Because of its early morning and evening hunting habits the Barn Owl (Tyto alba) is the farm’s most regularly seen owl. It visits our wetland often to feed on the Field Voles that are found here. Their silent flight is essential to their ability to catch their prey in total darkness. The owl’s ears are asymmetrically placed on each side of the head – one ear higher than the other – and each ear has different sized openings. This amazing adaptation, coupled with the stiff feathers surrounding the facial disc which “funnel” the sounds, accurately pinpoints prey by sound alone.
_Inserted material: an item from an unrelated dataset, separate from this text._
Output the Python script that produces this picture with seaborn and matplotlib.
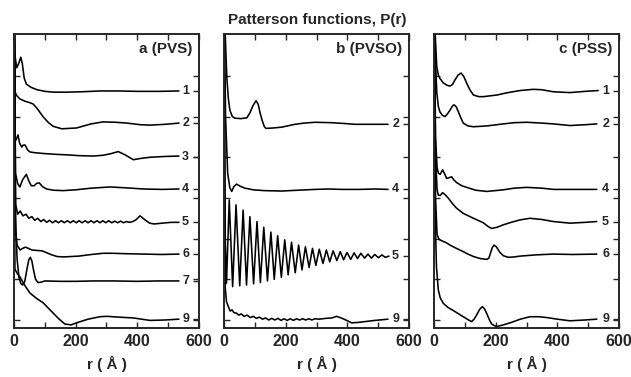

A regular visitor to these areas during the late winter and early spring is the Grey Heron (Ardea cinerea), looking for frogs and newts that are returning to ponds to mate and egg-lay. A tall long-legged and elegant watcher at the water’s edge, it is unmistakeable, with its grey and white plumage, dark crest and streaked, elongated ‘bib’. The yellow dagger-like beak is used to great effect in catching its generally slippery prey of amphibians and fish. The birds nest colonially and eggs are laid in loose twig nests high in trees during February. It is likely that the birds visiting these wet meadows are from a small heronry at Warnham Local Nature Reserve on the north side of Horsham.
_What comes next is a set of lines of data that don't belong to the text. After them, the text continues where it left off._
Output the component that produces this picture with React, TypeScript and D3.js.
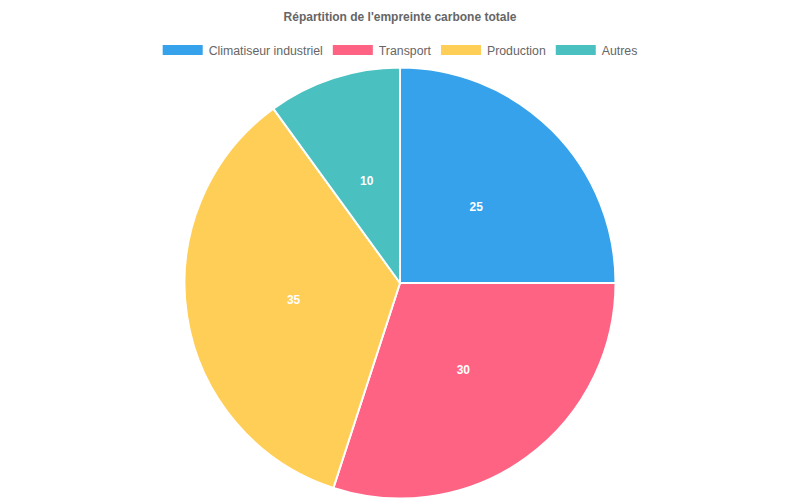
import React from "react";
import * as d3 from "d3";

const categories = ["Climatiseur industriel", "Transport", "Production", "Autres"];
const values = [25, 30, 35, 10];
const colors = ["#36A2EB", "#FF6384", "#FFCE56", "#4BC0C0"];
const title = "Répartition de l'empreinte carbone totale";

const W = 800;
const H = 500;
const cx = 400;
const cy = 283;
const R = 215.5;
const FONT = "'Liberation Sans', Arial, Helvetica, sans-serif";
const LEG_FS = 12.3;

export default function App() {
  const pie = d3.pie<number>().sort(null).value((d) => d)(values);
  const arc = d3.arc<d3.PieArcDatum<number>>().innerRadius(0).outerRadius(R);
  const labelArc = d3.arc<d3.PieArcDatum<number>>().innerRadius(R * 0.5).outerRadius(R * 0.5);

  // legend layout
  const ctx = document.createElement("canvas").getContext("2d")!;
  ctx.font = `${LEG_FS}px ${FONT}`;
  const boxW = 40;
  const gap = 6;
  const itemGap = 10;
  const widths = categories.map((c) => boxW + gap + ctx.measureText(c).width);
  const total = widths.reduce((a, b) => a + b, 0) + itemGap * (categories.length - 1);
  let x = (W - total) / 2;
  const items = categories.map((c, i) => {
    const it = { c, x, color: colors[i] };
    x += widths[i] + itemGap;
    return it;
  });

  return (
    <svg width={W} height={H} style={{ position: "absolute", left: 0, top: 0, background: "#fff" }}>
      <text x={W / 2} y={17} textAnchor="middle" dominantBaseline="central" fontFamily={FONT} fontSize={12} fontWeight="bold" fill="#666">
        {title}
      </text>
      {items.map((it) => (
        <g key={it.c}>
          <rect x={it.x} y={45} width={boxW} height={10} fill={it.color} />
          <text x={it.x + boxW + gap} y={50.5} dominantBaseline="central" fontFamily={FONT} fontSize={LEG_FS} fill="#666">
            {it.c}
          </text>
        </g>
      ))}
      <g transform={`translate(${cx},${cy})`}>
        {pie.map((p, i) => (
          <path key={i} d={arc(p)!} fill={colors[i]} stroke="#fff" strokeWidth={2} strokeLinejoin="round" />
        ))}
        {pie.map((p, i) => {
          const [lx, ly] = labelArc.centroid(p);
          return (
            <text key={"l" + i} x={lx} y={ly} textAnchor="middle" dominantBaseline="central" fontFamily={FONT} fontSize={12} fontWeight="bold" fill="#fff">
              {values[i]}
            </text>
          );
        })}
      </g>
    </svg>
  );
}
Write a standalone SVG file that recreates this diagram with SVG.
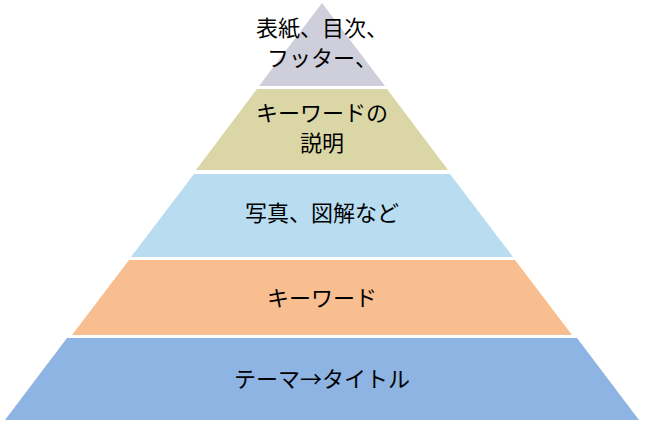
<svg xmlns="http://www.w3.org/2000/svg" width="645" height="429" viewBox="0 0 645 429">
<style>
.t{font-family:"Noto Sans CJK JP","Noto Sans",sans-serif;font-size:22px;fill:#000;text-anchor:middle}
</style>
<rect width="645" height="429" fill="#fff"/>
<g id="layer1">
<polygon points="322,3 385,86 259,86" fill="#cfcfdc"/>
<text class="t" x="322" y="36">表紙、目次、</text>
<text class="t" x="322" y="66">フッター、</text>
</g>
<g id="layer2">
<polygon points="257,89 387,89 448,170 196,170" fill="#dad6a6"/>
<text class="t" x="322" y="121">キーワードの</text>
<text class="t" x="322" y="151">説明</text>
</g>
<g id="layer3">
<polygon points="194,174 450,174 513,257 131,257" fill="#b8dcf0"/>
<text class="t" x="322" y="221">写真、図解など</text>
</g>
<g id="layer4">
<polygon points="129,260 515,260 572,335 72,335" fill="#f8be90"/>
<text class="t" x="322" y="306">キーワード</text>
</g>
<g id="layer5">
<polygon points="67,338 577,338 639,420 5,420" fill="#8db4e3"/>
<text class="t" x="322" y="387">テーマ→タイトル</text>
</g>
<g id="connectors"/>
</svg>
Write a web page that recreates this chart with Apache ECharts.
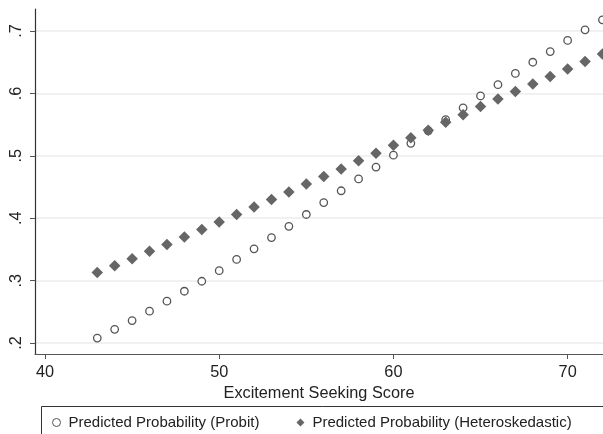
<!DOCTYPE html>
<html lang="en">
<head>
    <meta charset="UTF-8">
    <title>Predicted Probability</title>
    <style>
        *{
            margin: 0;
            padding: 0;
        }
        html ,body{
            height:100%;
            width:100%;
            background: #fff;
        }
        #chart{
            width: 603px;
            height: 434px;
        }
    </style>
</head>
<body>
<div id="chart"></div>
<script src="https://cdn.jsdelivr.net/npm/echarts@6/dist/echarts.min.js"></script>
<script>
    // excitement seeking score 43..72
    var scores = [43,44,45,46,47,48,49,50,51,52,53,54,55,56,57,58,59,60,61,62,63,64,65,66,67,68,69,70,71,72];
    var probit = [.208,.222,.236,.251,.267,.283,.299,.316,.334,.351,.369,.387,.406,.425,.444,.463,.482,.501,.520,.540,.558,.577,.596,.614,.632,.650,.667,.685,.702,.718];
    var hetero = [.313,.324,.335,.347,.358,.370,.382,.394,.406,.418,.430,.442,.455,.467,.479,.492,.504,.517,.529,.541,.554,.566,.579,.591,.603,.615,.627,.639,.651,.663];
    var xTicks = [40,50,60,70];
    var yTicks = [.2,.3,.4,.5,.6,.7];

    function pairs(ys) {
        var out = [];
        for (var i = 0; i < scores.length; i++) {
            out.push([scores[i], ys[i]]);
        }
        return out;
    }

    var chart = echarts.init(document.getElementById('chart'));
    var font = 'Liberation Sans, Arial, sans-serif';
    var option = {
        animation: false,
        backgroundColor: '#fff',
        grid: {
            left: 35,
            right: 0,
            top: 9,
            bottom: 80
        },
        xAxis: {
            type: 'value',
            min: 39.426,
            max: 72.03,
            name: 'Excitement Seeking Score',
            nameLocation: 'middle',
            nameGap: 24,
            nameTextStyle: {color: '#222', fontSize: 16.3, fontFamily: font},
            axisLine: {onZero: false, lineStyle: {color: '#555', width: 1.2}},
            axisTick: {show: true, length: 5, customValues: xTicks, lineStyle: {color: '#555'}},
            axisLabel: {customValues: xTicks, color: '#222', fontSize: 16.3, fontFamily: font, margin: 11},
            splitLine: {show: false}
        },
        yAxis: {
            type: 'value',
            min: 0.1824,
            max: 0.7353,
            axisLine: {show: true, lineStyle: {color: '#333', width: 1.2}},
            axisTick: {show: true, length: 5, customValues: yTicks, lineStyle: {color: '#555'}},
            axisLabel: {
                customValues: yTicks,
                rotate: 90,
                color: '#222',
                fontSize: 16.3,
                fontFamily: font,
                margin: 10,
                formatter: function (v) {
                    return String(+v.toFixed(1)).replace(/^0/, '');
                }
            },
            splitLine: {show: true, lineStyle: {color: '#ececec', width: 1.5}}
        },
        legend: {
            left: 47,
            top: 410,
            itemWidth: 8,
            itemHeight: 8,
            itemGap: 37,
            textStyle: {color: '#222', fontSize: 15, fontFamily: font, padding: [0, 0, 0, 3]},
            data: [
                {name: 'Predicted Probability (Probit)', icon: 'circle', itemStyle: {color: '#fff', borderColor: '#555', borderWidth: 1}},
                {name: 'Predicted Probability (Heteroskedastic)', icon: 'diamond'}
            ]
        },
        graphic: [{
            type: 'rect',
            shape: {x: 41.5, y: 406.5, width: 600, height: 60},
            style: {fill: 'none', stroke: '#333', lineWidth: 1}
        }],
        series: [{
            name: 'Predicted Probability (Probit)',
            type: 'scatter',
            symbol: 'circle',
            symbolSize: 7.5,
            itemStyle: {color: '#fff', borderColor: '#555', borderWidth: 1.3, opacity: 1},
            data: pairs(probit),
            z: 2
        }, {
            name: 'Predicted Probability (Heteroskedastic)',
            type: 'scatter',
            symbol: 'diamond',
            symbolSize: 11.5,
            itemStyle: {color: '#666', opacity: 1},
            data: pairs(hetero),
            z: 3
        }]
    };
    chart.setOption(option);
</script>
</body>
</html>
Moorhens (Gallinula chloropus) nest in a number places around the wetland and their chicks are frequently seen paddling in and out of the waterside plants. Omnivorous in its diet, it feeds on a range of plants and invertebrates. It can often be seen “up-ending” to pick vegetation and aquatic insects from below the water surface. Eggs are usually laid from around early April in a tight nest hidden in reeds and other vegetation around ponds and watercourses. The young, usually four or five on this wetland, are covered in fine, filamentous black down feathers. Look for the chick’s beak with its red base and fine yellow tip as it can often look out of proportion to the rest of the body.

Sit quietly and you may be lucky to see the Kingfisher (Alcedo atthis) from the viewing platform as it races up and down the Arun. The azure blue flash as it streaks past is unmistakeable. However if you are lucky enough to see it quietly waiting for a small fish, contrast the azure and cobalt blues, the beautiful orange breast and feet and the bright snow-white dabs either side of the neck. Listen too for its single note call, usually delivered as it flies. Kingfishers can be seen in any month of the year along this stretch of the Arun but are most often seen during late summer and through autumn.
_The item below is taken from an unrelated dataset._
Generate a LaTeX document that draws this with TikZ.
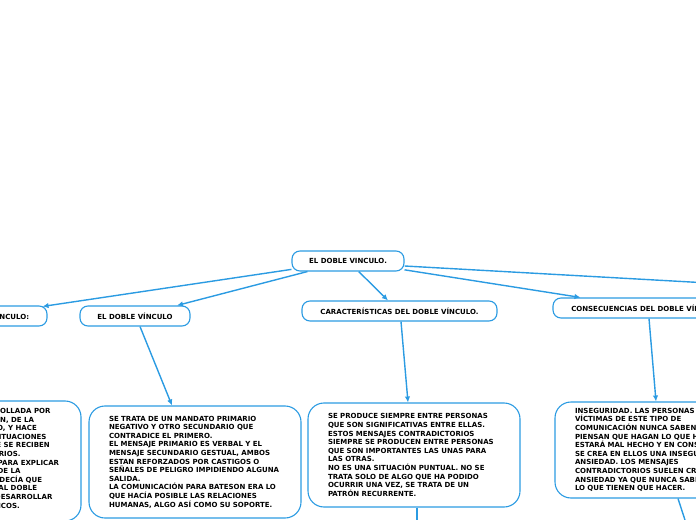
\documentclass[tikz,border=0pt]{standalone}
\usepackage{fontspec}
\setmainfont{DejaVu Sans}
\usetikzlibrary{arrows.meta,calc}
\definecolor{mmblue}{RGB}{43,155,226}
\begin{document}
\begin{tikzpicture}[x=1bp,y=-1bp,
  every node/.style={font=\fontsize{7bp}{8.6bp}\selectfont\bfseries, text=black},
  title/.style={draw=mmblue, line width=1.1bp, rounded corners=8bp, minimum height=20bp, inner sep=0pt},
  bigbox/.style={draw=mmblue, line width=1.1bp, rounded corners=16bp, inner xsep=20bp, inner ysep=0pt, text width=172bp, align=left},
  conn/.style={draw=mmblue, line width=1.4bp, -{Latex[length=6bp,width=5.5bp]}},
  frag/.style={anchor=base east, inner sep=0pt}
  ]
\useasboundingbox (0,0) rectangle (696,520);

% title nodes
\node[title, minimum width=112bp] (root) at (348,261) {EL DOBLE VINCULO.};
\node[title, minimum width=114bp] (n1) at (-10,316) {EL DOBLE VÍNCULO:};
\node[title, minimum width=110bp] (n2) at (135,316) {EL DOBLE VÍNCULO};
\node[title, minimum width=195bp] (n3) at (399.5,311) {CARACTERÍSTICAS DEL DOBLE VÍNCULO.};
\node[title, minimum width=189bp] (n4) at (647.5,308) {CONSECUENCIAS DEL DOBLE VÍNCULO.};
\coordinate (n5) at (780,287);

% big boxes
\node[bigbox, minimum height=120bp] (b1) at (-25,461) {};
\node[bigbox, minimum height=112bp] (b2) at (195,462) {SE TRATA DE UN MANDATO PRIMARIO\\
NEGATIVO Y OTRO SECUNDARIO QUE\\
CONTRADICE EL PRIMERO.\\
EL MENSAJE PRIMARIO ES VERBAL Y EL\\
MENSAJE SECUNDARIO GESTUAL, AMBOS\\
ESTAN REFORZADOS POR CASTIGOS O\\
SEÑALES DE PELIGRO IMPIDIENDO ALGUNA\\
SALIDA.\\
LA COMUNICACIÓN PARA BATESON ERA LO\\
QUE HACÍA POSIBLE LAS RELACIONES\\
HUMANAS, ALGO ASÍ COMO SU SOPORTE.};
\node[bigbox, minimum height=104bp] (b3) at (414,455) {SE PRODUCE SIEMPRE ENTRE PERSONAS\\
QUE SON SIGNIFICATIVAS ENTRE ELLAS.\\
ESTOS MENSAJES CONTRADICTORIOS\\
SIEMPRE SE PRODUCEN ENTRE PERSONAS\\
QUE SON IMPORTANTES LAS UNAS PARA\\
LAS OTRAS.\\
NO ES UNA SITUACIÓN PUNTUAL. NO SE\\
TRATA SOLO DE ALGO QUE HA PODIDO\\
OCURRIR UNA VEZ, SE TRATA DE UN\\
PATRÓN RECURRENTE.};
\node[bigbox, minimum height=96bp] (b4) at (661,450) {INSEGURIDAD. LAS PERSONAS\\
VÍCTIMAS DE ESTE TIPO DE\\
COMUNICACIÓN NUNCA SABEN SI\\
PIENSAN QUE HAGAN LO QUE HAGAN\\
ESTARÁ MAL HECHO Y EN CONSECUENCIA\\
SE CREA EN ELLOS UNA INSEGURIDAD Y\\
ANSIEDAD. LOS MENSAJES\\
CONTRADICTORIOS SUELEN CREAR\\
ANSIEDAD YA QUE NUNCA SABEN\\
LO QUE TIENEN QUE HACER.};

% text of the cut-off left box
\node[frag] (l1) at (50.7,413.5) {TEORÍA DESARROLLADA POR};
\node[frag] (l2) at (34.3,422.1) {GREGORY BATESON, DE LA};
\node[frag] (l3) at (37,430.7) {ESCUELA DE PALO ALTO, Y HACE};
\node[frag] (l4) at (46.7,439.3) {REFERENCIA A SITUACIONES};
\node[frag] (l5) at (50,447.9) {EN LAS QUE SE RECIBEN};
\node[frag] (l6) at (20.7,456.5) {MENSAJES CONTRADICTORIOS.};
\node[frag] (l7) at (59.3,465.1) {ESTA TEORÍA SURGE PARA EXPLICAR};
\node[frag] (l8) at (20.7,473.7) {EL ORIGEN DE LA};
\node[frag] (l9) at (42.3,482.3) {ESQUIZOFRENIA; BATESON DECÍA QUE};
\node[frag] (l10) at (37.3,490.9) {EL SOMETIMIENTO AL DOBLE};
\node[frag] (l11) at (52.7,499.5) {VÍNCULO PODÍA DESARROLLAR};
\node[frag] (l12) at (20,508.1) {SÍNTOMAS ESQUIZOFRÉNICOS.};

\coordinate (c3) at (417,560);
\coordinate (c4) at (698,560);

% connectors
\draw[conn] (root) -- ($(n1.north east)+(-5,1)$);
\draw[conn] (root) -- ($(n2.north)+(42,0)$);
\draw[conn] (root) -- ($(n3.north)+(-11.5,0)$);
\draw[conn] (root) -- ($(n4.north)+(-67,0)$);
\draw[conn] ($(root.east)+(0,5)$) -- (n5);
\draw[conn] ($(n1.south)+(5,0)$) -- ($(b1.north)+(-23,0)$);
\draw[conn] ($(n2.south)+(5,0)$) -- ($(b2.north)+(-23,0)$);
\draw[conn] ($(n3.south)+(1.5,0)$) -- ($(b3.north)+(-6,0)$);
\draw[conn] ($(n4.south)+(1.5,0)$) -- ($(b4.north)+(-5,0)$);
\draw[conn] ($(b3.south)+(3,0)$) -- (c3);
\draw[conn] ($(b4.south)+(17,0)$) -- (c4);
\end{tikzpicture}
\end{document}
A regular visitor over the fields is the Buzzard (Buteo buteo) which is, today, probably Britain’s most common raptor. Although a comparatively large bird of prey, much of its diet consists of small rodents and rabbits, and interestingly, amphibians and many small invertebrates including earthworms. It is very adaptable and will vary its diet according to food availability throughout the year. Pairs have nested in nearby Denne Hill and woodland towards Copsale to the south. In autumn their young are often seen circling above these fields ready to land and search out worms and emerging insects.

The Grey Wagtail (Motacilla cinerea) is often mistaken for the similar Yellow Wagtail (M. flava) because of its bright lemon-yellow chest. But look for the extensive clean grey across the head and back and the male’s clear black ‘bib’, which really makes the “Grey Wag” unmistakeable. Usually seen pecking around the pond edges and along the wet ‘flush’ through the middle of the wetland. A pair has bred along the banks of the Arun in the area close to the weir, an ideal spot for them. They will be feeding on small aquatic flies and beetles and are also known to take the smaller damselflies that visit our wetlands.

Other birds (not shown on the interpretation board)

The quiet areas provide ideal nesting and feeding sites for a range of other species. These include almost daily visits from the Mallard (Anas platyrhynchos), in spring and summer nesting birds such as the Common Whitethroat (Sylvia communis), Blackcap (Syvia atricapilla) and Chaffinch (Fringilla coelebs) that use the frequent bramble breaks, and infrequent winter visits from Water Rails, (Rallus aquaticusLittle Egrets (Egretta egretta) and the occasional Snipe (Gallinago gallinago).